A three-judge panel from the U.S. Court of Appeals for the Third Circuit recently compelled arbitration on the threshold question of arbitrability in a class action alleging unlawful debt collection practices, holding that a challenge to the legality of the assignment of a contract that is subject to an arbitration agreement does not challenge the formation of the arbitration agreement itself.

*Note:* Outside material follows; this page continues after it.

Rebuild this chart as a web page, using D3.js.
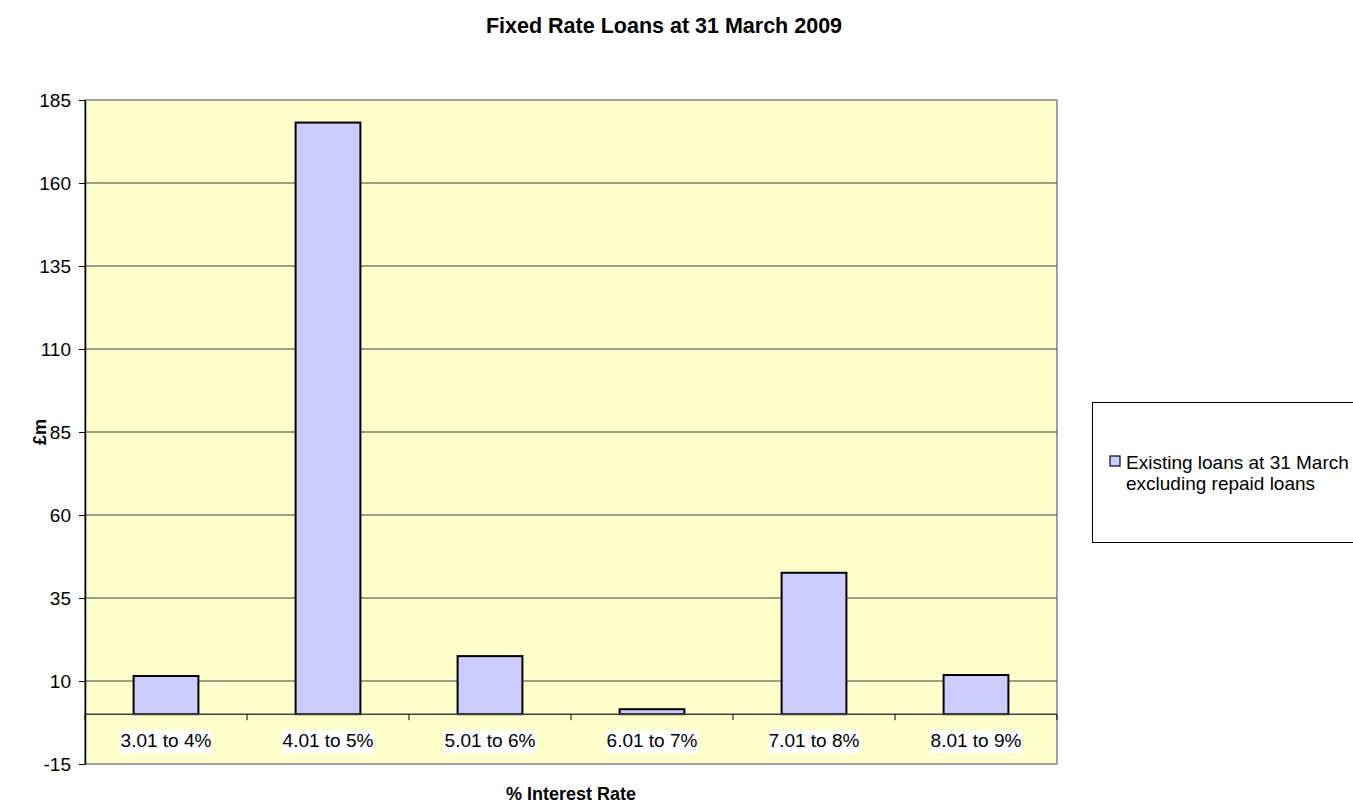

The case arose when a debt collector purchased from a consumer discount company a consumer’s defaulted debt. The debt was owed on a loan issued to the consumer under Pennsylvania’s Consumer Discount Company Act (CDCA), which creates an exception to the state’s usury law and requires subsequent purchasers of contracts formed under the statute to be licensed or to obtain written approval from the state’s Department of Banking. The loan was subject to an arbitration agreement that delegates questions of arbitrability to arbitration and applies to assignees of the contract. Because the consumer discount company who purchased the consumer’s debt allegedly did not have the proper licensure or written consent, the consumer challenged the validity of the assignment of his debt and argued that the debt collector’s attempts to collect on the debt were unlawful and that he was not bound by the arbitration agreement as applied to the debt collector. The district court agreed that the assignment was invalid and denied the debt collector’s motion to compel arbitration.
On appeal, the Third Circuit overturned the district court’s decision, finding that assessing the validity of the arbitration agreement’s delegation clause would improperly require a determination of the merits of the case—whether the assignment of the debt was valid—rendering the delegation clause meaningless. The panel reasoned that, because the validity of the arbitration agreement itself, which applies to assignees of the debt, was not questioned, and because the debt collector is an assignee, the “clear and unmistakable” agreement to delegate the question of arbitrability must be enforced, even if the assignment of the debt might later be invalidated.